During an interview with Hot 97, the Bronx native got into a deep discussion about race and identity labels with hosts Ebro Darden, Funkmaster Flex, and Laura Stylez while they were talking about his new track which features a sample from Hector Lavoe classic “Aguanile.” Fat Joe calls the song “the national anthem of Santeria” and said he got some pushback on whether or not he should use that sample because the song has roots in Santeria and some may see it as disrespectful.

Ebro took it a step further and said that the controversy isn’t just about the religious form of Santeria, but the African ancestral heritage and added that music is the connection between all of these elements. That’s when Fat Joe yelled out, “All the music is African!”

He added, “Brazillian music, Dominican music, Spanish drums. You are getting on the Afrobeat now, I’ve been in Africa, they’ve been doing that.” Then Fat Joe took the conversation even further.

“Let’s talk about Latinos not being black. Latinos are black,” Fat Joe said going into the history of migration, of Africans going to Cuba and the Dominican Republic, and other parts of the Carribean and how this group of slaves had children with natives of the island. “Latinos may even identify themselves with African and black culture more than black people.”

He ended that note by saying, “This ain’t no crazy thing.
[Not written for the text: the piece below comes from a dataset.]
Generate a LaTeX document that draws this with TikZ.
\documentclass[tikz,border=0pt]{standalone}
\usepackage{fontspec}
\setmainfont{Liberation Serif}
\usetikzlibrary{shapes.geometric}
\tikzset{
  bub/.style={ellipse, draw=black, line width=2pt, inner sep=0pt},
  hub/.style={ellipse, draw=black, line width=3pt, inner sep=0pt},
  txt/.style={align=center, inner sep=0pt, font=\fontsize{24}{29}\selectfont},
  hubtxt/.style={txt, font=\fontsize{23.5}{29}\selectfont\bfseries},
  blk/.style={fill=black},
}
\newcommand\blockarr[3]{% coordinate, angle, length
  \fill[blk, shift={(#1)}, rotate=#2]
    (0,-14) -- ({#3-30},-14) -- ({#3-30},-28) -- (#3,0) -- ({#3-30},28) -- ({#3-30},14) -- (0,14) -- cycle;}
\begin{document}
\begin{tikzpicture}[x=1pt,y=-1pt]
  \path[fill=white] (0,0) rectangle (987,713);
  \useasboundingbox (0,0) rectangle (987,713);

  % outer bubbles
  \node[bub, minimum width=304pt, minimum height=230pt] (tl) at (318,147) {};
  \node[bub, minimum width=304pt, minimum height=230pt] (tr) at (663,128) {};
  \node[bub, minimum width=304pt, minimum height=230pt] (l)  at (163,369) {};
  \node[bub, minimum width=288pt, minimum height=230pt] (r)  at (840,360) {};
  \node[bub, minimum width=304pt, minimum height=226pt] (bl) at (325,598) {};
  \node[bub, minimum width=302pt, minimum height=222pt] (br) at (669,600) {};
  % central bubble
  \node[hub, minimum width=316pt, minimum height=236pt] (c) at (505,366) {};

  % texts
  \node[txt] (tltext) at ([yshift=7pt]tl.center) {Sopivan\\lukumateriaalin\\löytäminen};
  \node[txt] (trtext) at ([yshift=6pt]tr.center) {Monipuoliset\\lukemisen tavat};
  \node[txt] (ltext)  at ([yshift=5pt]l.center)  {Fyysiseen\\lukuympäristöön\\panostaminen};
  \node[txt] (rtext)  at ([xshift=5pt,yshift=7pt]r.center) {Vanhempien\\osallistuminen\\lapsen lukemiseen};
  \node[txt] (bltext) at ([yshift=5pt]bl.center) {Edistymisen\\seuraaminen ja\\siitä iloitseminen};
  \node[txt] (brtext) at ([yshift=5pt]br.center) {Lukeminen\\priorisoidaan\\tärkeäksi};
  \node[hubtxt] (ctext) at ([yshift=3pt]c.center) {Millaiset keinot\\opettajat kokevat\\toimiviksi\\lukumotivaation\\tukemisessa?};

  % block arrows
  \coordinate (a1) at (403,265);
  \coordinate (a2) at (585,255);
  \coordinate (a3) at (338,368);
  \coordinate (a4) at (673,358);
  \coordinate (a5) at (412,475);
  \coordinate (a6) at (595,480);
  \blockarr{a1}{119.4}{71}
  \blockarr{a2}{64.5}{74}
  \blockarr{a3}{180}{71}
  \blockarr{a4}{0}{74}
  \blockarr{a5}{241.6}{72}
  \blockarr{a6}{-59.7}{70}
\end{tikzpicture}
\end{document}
Fat Joe ain’t on crack. He know what he talking about.”

Ebro put a hold on that point by saying that the history of American slavery is starkly different from the experience of slaves from the Dominican Republic or other Carribean territories. In an attempt to align with one marginalized ancestry/race, Fat Joe basically ignores the incredible diversity that makes being Latino so incredible and effectively erases all differences between the races, which in and of itself is dangerous because even though we all know race is a societal construct used to keep certain groups in power and others powerless the very real fact is that we are treated differently based on how we “present” to the outside world.

It was quite fascinating to hear Ebro try and add a little perspective to Fat Joe’s statement.
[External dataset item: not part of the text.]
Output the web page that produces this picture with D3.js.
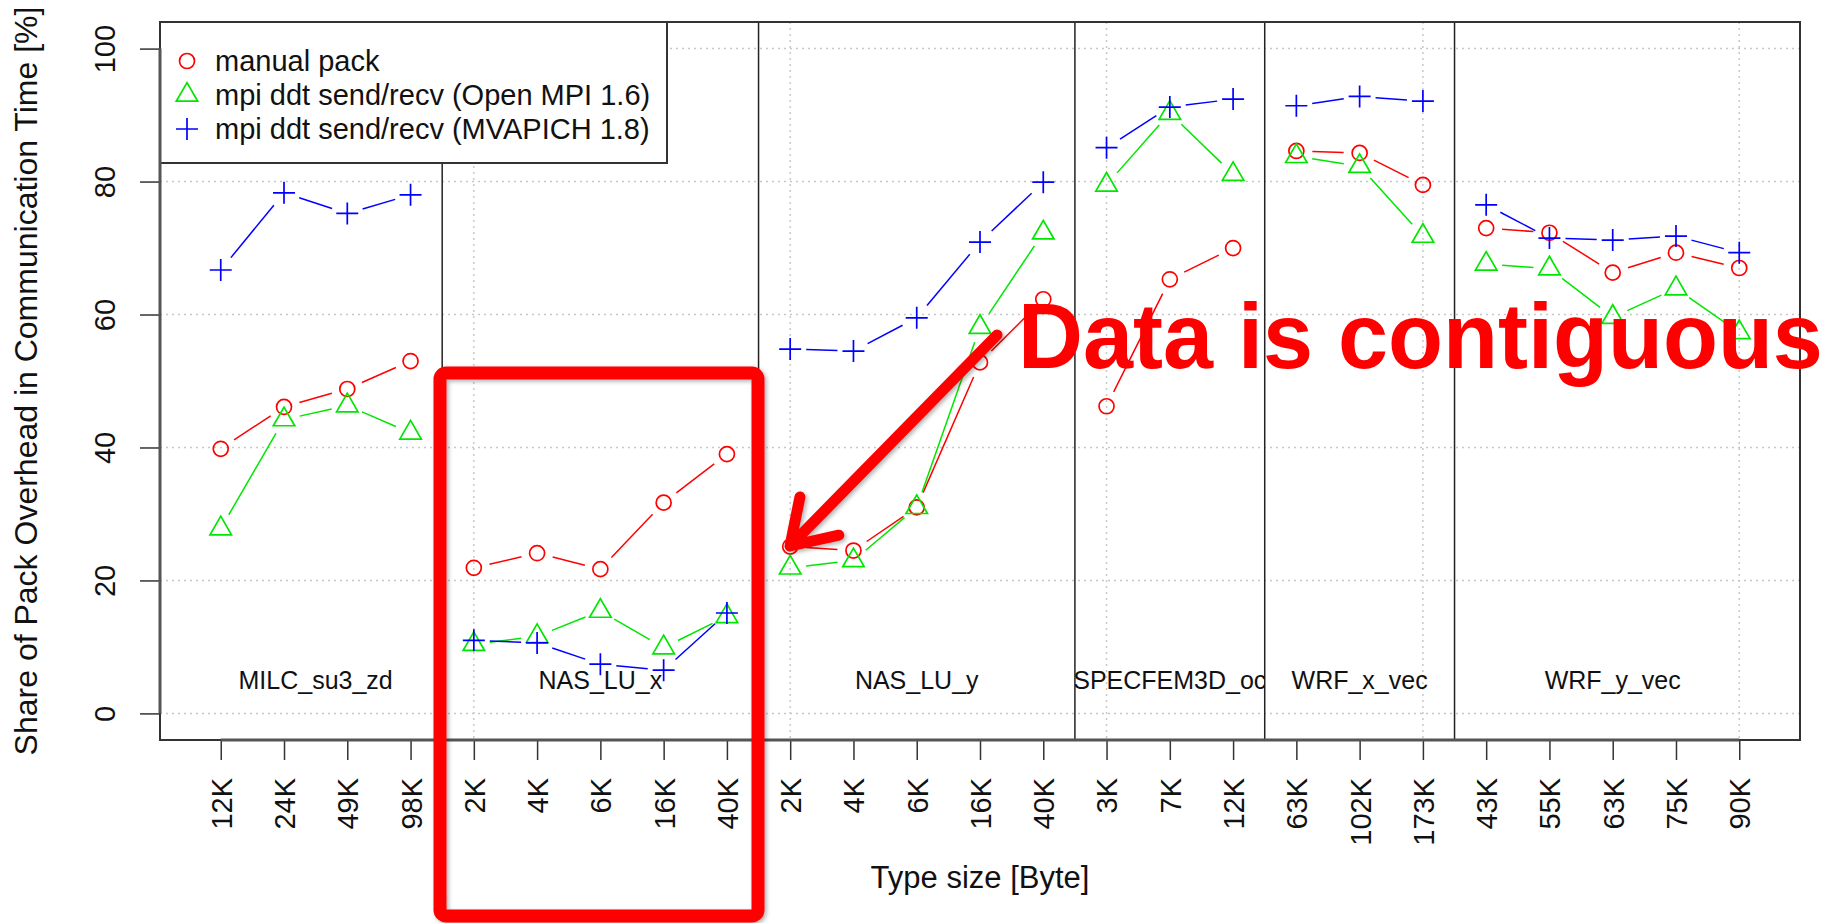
<!DOCTYPE html>
<html>
<head>
<meta charset="utf-8">
<script src="https://cdn.jsdelivr.net/npm/d3@7"></script>
<style>
  body { margin: 0; background: #fff; }
  text { font-family: "Liberation Sans", Arial, Helvetica, sans-serif; }
</style>
</head>
<body>
<script>
// x categories (type sizes), grouped by benchmark
const categories = ["12K", "24K", "49K", "98K",
  "2K", "4K", "6K", "16K", "40K",
  "2K", "4K", "6K", "16K", "40K",
  "3K", "7K", "12K",
  "63K", "102K", "173K",
  "43K", "55K", "63K", "75K", "90K"];
const groupNames = ["MILC_su3_zd", "NAS_LU_x", "NAS_LU_y", "SPECFEM3D_oc", "WRF_x_vec", "WRF_y_vec"];
const groupSizes = [4, 5, 5, 3, 3, 5];

// share of pack overhead [%]
const manualPack = [39.8, 46.1, 48.8, 53.0,
  21.9, 24.1, 21.7, 31.7, 39.0,
  25.1, 24.5, 31.0, 52.8, 62.3,
  46.2, 65.3, 70.0,
  84.6, 84.3, 79.5,
  73.0, 72.3, 66.3, 69.3, 67.0];
const openMpi16 = [27.8, 44.2, 46.3, 42.2,
  10.4, 11.6, 15.4, 9.9, 14.6,
  21.9, 23.0, 31.0, 58.1, 72.3,
  79.5, 90.3, 81.1,
  83.8, 82.3, 71.8,
  67.6, 66.9, 59.6, 63.9, 57.3];
const mvapich18 = [66.7, 78.3, 75.2, 78.0,
  11.0, 10.6, 7.4, 6.5, 15.1,
  54.8, 54.5, 59.5, 70.9, 79.9,
  85.1, 91.2, 92.4,
  91.4, 92.8, 92.1,
  76.5, 71.5, 71.2, 71.8, 69.3];

const yTicks = [0, 20, 40, 60, 80, 100];
const gridX = [5, 10, 15, 20, 25];

const series = [
  { label: "manual pack", values: manualPack, color: "#ff0000", shape: "circle" },
  { label: "mpi ddt send/recv (Open MPI 1.6)", values: openMpi16, color: "#00e600", shape: "triangle" },
  { label: "mpi ddt send/recv (MVAPICH 1.8)", values: mvapich18, color: "#0000ff", shape: "plus" }
];

const width = 1839, height = 923;
const plot = { left: 160, right: 1800, top: 22, bottom: 740 };

const svg = d3.select("body").append("svg")
  .attr("width", width)
  .attr("height", height);

// R style: 4% padding on each side of the data range
const x = d3.scaleLinear().domain([0.04, categories.length + 0.96]).range([plot.left, plot.right]);
const y = d3.scaleLinear().domain([-4, 104]).range([plot.bottom, plot.top]);

// group start positions (1-based)
let starts = [];
let acc = 1;
groupSizes.forEach(n => { starts.push(acc); acc += n; });

// dotted grid
const grid = svg.append("g").attr("stroke", "#c8c8c8").attr("stroke-width", 1.5).attr("stroke-dasharray", "2,4");
grid.selectAll(".hg").data(yTicks).enter().append("line")
  .attr("x1", plot.left).attr("x2", plot.right)
  .attr("y1", d => y(d)).attr("y2", d => y(d));
grid.selectAll(".vg").data(gridX).enter().append("line")
  .attr("x1", d => x(d)).attr("x2", d => x(d))
  .attr("y1", plot.top).attr("y2", plot.bottom);

// group separators
svg.append("g").selectAll("line").data(starts.slice(1)).enter().append("line")
  .attr("x1", d => x(d - 0.5)).attr("x2", d => x(d - 0.5))
  .attr("y1", plot.top).attr("y2", plot.bottom)
  .attr("stroke", "#222").attr("stroke-width", 1.5);

// plot box
svg.append("rect")
  .attr("x", plot.left).attr("y", plot.top)
  .attr("width", plot.right - plot.left).attr("height", plot.bottom - plot.top)
  .attr("fill", "none").attr("stroke", "#333").attr("stroke-width", 2);

// group labels
svg.append("defs").selectAll("clipPath").data(groupNames).enter().append("clipPath")
  .attr("id", (d, i) => "gclip" + i)
  .append("rect")
  .attr("x", (d, i) => x(starts[i] - 0.5))
  .attr("width", (d, i) => x(starts[i] + groupSizes[i] - 0.5) - x(starts[i] - 0.5))
  .attr("y", plot.top).attr("height", plot.bottom - plot.top);

svg.append("g").selectAll("text").data(groupNames).enter().append("text")
  .attr("clip-path", (d, i) => "url(#gclip" + i + ")")
  .attr("x", (d, i) => x(starts[i] + (groupSizes[i] - 1) / 2))
  .attr("y", y(5))
  .attr("dy", "0.36em")
  .attr("text-anchor", "middle")
  .attr("font-size", 25)
  .attr("fill", "#111")
  .text(d => d);

// markers
function marker(g, shape, color) {
  if (shape === "circle") {
    g.append("circle").attr("r", 7.5).attr("fill", "none").attr("stroke", color).attr("stroke-width", 1.7);
  } else if (shape === "triangle") {
    g.append("path").attr("d", d3.symbol(d3.symbolTriangle, 200)())
      .attr("fill", "none").attr("stroke", color).attr("stroke-width", 1.7);
  } else {
    g.append("path").attr("d", "M-11,0H11M0,-11V11")
      .attr("fill", "none").attr("stroke", color).attr("stroke-width", 1.7);
  }
}

// type="b": lines with gaps around points, not joined across groups
const gap = 16;
series.forEach(s => {
  const g = svg.append("g");
  groupSizes.forEach((n, gi) => {
    for (let k = 0; k < n - 1; k++) {
      const i = starts[gi] + k;
      const x1 = x(i), y1 = y(s.values[i - 1]);
      const x2 = x(i + 1), y2 = y(s.values[i]);
      const len = Math.hypot(x2 - x1, y2 - y1);
      if (len <= 2 * gap) continue;
      const ux = (x2 - x1) / len, uy = (y2 - y1) / len;
      g.append("line")
        .attr("x1", x1 + ux * gap).attr("y1", y1 + uy * gap)
        .attr("x2", x2 - ux * gap).attr("y2", y2 - uy * gap)
        .attr("stroke", s.color).attr("stroke-width", 1.5);
    }
  });
  s.values.forEach((v, i) => {
    const m = g.append("g").attr("transform", "translate(" + x(i + 1) + "," + y(v) + ")");
    marker(m, s.shape, s.color);
  });
});

// legend
const legend = svg.append("g");
legend.append("rect")
  .attr("x", plot.left).attr("y", plot.top)
  .attr("width", 507).attr("height", 141)
  .attr("fill", "#fff").attr("stroke", "#333").attr("stroke-width", 2);
series.forEach((s, i) => {
  const ly = 61 + i * 34;
  const m = legend.append("g").attr("transform", "translate(187," + ly + ")");
  marker(m, s.shape, s.color);
  legend.append("text")
    .attr("x", 215).attr("y", ly).attr("dy", "0.36em")
    .attr("font-size", 29).attr("fill", "#111")
    .text(s.label);
});

// x axis
const xAxis = d3.axisBottom(x)
  .tickValues(d3.range(1, categories.length + 1))
  .tickFormat(d => categories[d - 1])
  .tickSize(20);
const gx = svg.append("g").attr("transform", "translate(0," + plot.bottom + ")").call(xAxis);
gx.select(".domain").remove();
gx.selectAll(".tick line").attr("stroke", "#333").attr("stroke-width", 1.5);
gx.selectAll(".tick text")
  .attr("y", 0).attr("x", 0).attr("dy", "0.36em")
  .attr("transform", "translate(0,38) rotate(-90)")
  .attr("text-anchor", "end")
  .attr("font-size", 29).attr("fill", "#111")
  .style("font-family", "Liberation Sans, Arial, sans-serif");
svg.append("line")
  .attr("x1", x(1)).attr("x2", x(categories.length))
  .attr("y1", plot.bottom).attr("y2", plot.bottom)
  .attr("stroke", "#555").attr("stroke-width", 3);

// y axis
const yAxis = d3.axisLeft(y).tickValues(yTicks).tickSize(20);
const gy = svg.append("g").attr("transform", "translate(" + plot.left + ",0)").call(yAxis);
gy.select(".domain").remove();
gy.selectAll(".tick line").attr("stroke", "#333").attr("stroke-width", 1.5);
gy.selectAll(".tick text")
  .attr("x", 0).attr("dy", "0.36em")
  .attr("transform", "translate(-55,0) rotate(-90)")
  .attr("text-anchor", "middle")
  .attr("font-size", 29).attr("fill", "#111")
  .style("font-family", "Liberation Sans, Arial, sans-serif");
svg.append("line")
  .attr("x1", plot.left).attr("x2", plot.left)
  .attr("y1", y(0)).attr("y2", y(100))
  .attr("stroke", "#555").attr("stroke-width", 3);

// axis titles
svg.append("text")
  .attr("x", (plot.left + plot.right) / 2).attr("y", 888)
  .attr("text-anchor", "middle").attr("font-size", 31).attr("fill", "#111")
  .text("Type size [Byte]");
svg.append("text")
  .attr("transform", "translate(37," + (plot.top + plot.bottom) / 2 + ") rotate(-90)")
  .attr("text-anchor", "middle").attr("font-size", 32).attr("fill", "#111")
  .text("Share of Pack Overhead in Communication Time [%]");

// slide annotation
const defs = svg.append("defs");
const f = defs.append("filter").attr("id", "shadow").attr("x", "-10%").attr("y", "-10%").attr("width", "130%").attr("height", "130%");
f.append("feDropShadow").attr("dx", 2).attr("dy", 2).attr("stdDeviation", 2).attr("flood-opacity", 0.3);

svg.append("rect")
  .attr("x", 440).attr("y", 373).attr("width", 318).attr("height", 543).attr("rx", 6)
  .attr("fill", "none").attr("stroke", "#ff0000").attr("stroke-width", 13)
  .attr("filter", "url(#shadow)");

const tail = [997, 335], tip = [790, 546];
const ang = Math.atan2(tail[1] - tip[1], tail[0] - tip[0]);
const barb = 50, spread = 33 * Math.PI / 180;
const b1 = [tip[0] + barb * Math.cos(ang + spread), tip[1] + barb * Math.sin(ang + spread)];
const b2 = [tip[0] + barb * Math.cos(ang - spread), tip[1] + barb * Math.sin(ang - spread)];
svg.append("path")
  .attr("d", "M" + tail + "L" + tip + "M" + b1 + "L" + tip + "L" + b2)
  .attr("fill", "none").attr("stroke", "#ff0000").attr("stroke-width", 11)
  .attr("stroke-linecap", "round").attr("stroke-linejoin", "round")
  .attr("filter", "url(#shadow)");

// bold slide title, a touch taller than the plain font
svg.append("text")
  .attr("transform", "translate(1018,368) scale(1,1.04)")
  .attr("font-size", 90).attr("font-weight", "bold").attr("fill", "#ff0000")
  .text("Data is contiguous");
</script>
</body>
</html>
Hear the entire interview below.

What do you think about Fat Joe’s assertion that “all Latinos are Black.” It’s especially interesting given the recent pushback against the term “Latino” in general and the connection to European and assumed “white” heritage. That’s why more people like Indya Moore are  choosing to identify as Afro-Indigenous. It seems like this is going to be a new discussion around identity and language that we will be unpacking for a while. How do you identify?